Thinking about death is often difficult and unsettling enough as is, but factoring in dying before children are old enough to take care of themselves adds another layer of anxiety to the equation. Pennsylvania parents should give considerable thought to who is fit to raise their kids should something happen to them.

Turning to Forbes is a good place to start narrowing down a list of potential guardians. The process involves a number of factors and questions. Hopefully, the insights prove useful for parents.

Shared values

Some parents have values they feel are essential for sharing with and instilling in their children, notes Parents.com. Potential guardians should share those same values and be comfortable with teaching them to others. It is good for parents to get specific regarding their most important values so there is no confusion between them and the chosen guardian.

Relationship status

Because relationship statuses change, meaning people enter and exit relationships all the time, parents should not limit their list of guardians to only currently married individuals.
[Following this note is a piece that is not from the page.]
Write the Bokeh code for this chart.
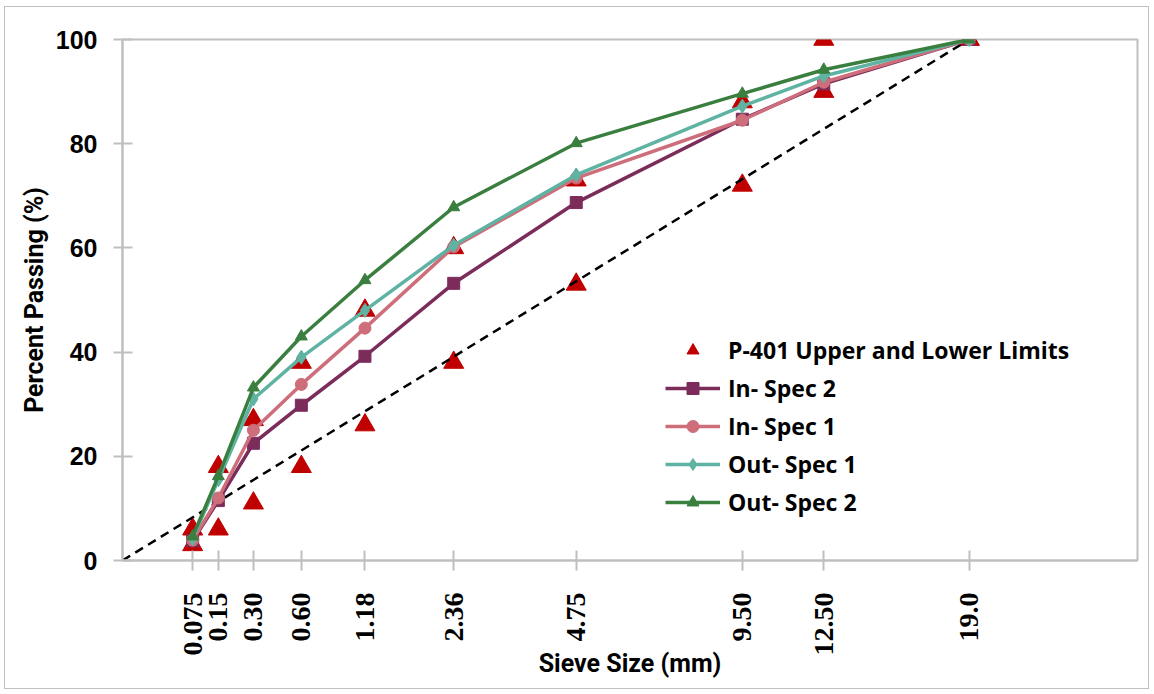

Single guardians can prove just as capable, if not more so, than married guardians. What matters most is that the guardian loves and raises the child.

Notifying candidates

Acting as a guardian for a child should not come as an unexpected surprise. Once parents have made their final selection, they should let that individual know ASAP. That way, the person has a chance to think about what it means to be a guardian, can focus on strengthening her or his bond with the child and can make any necessary preparations well in advance.

Much like the trustee for an estate plan, parents should review their choice of guardian every few years. The chosen individual can become a better or worse candidate over time.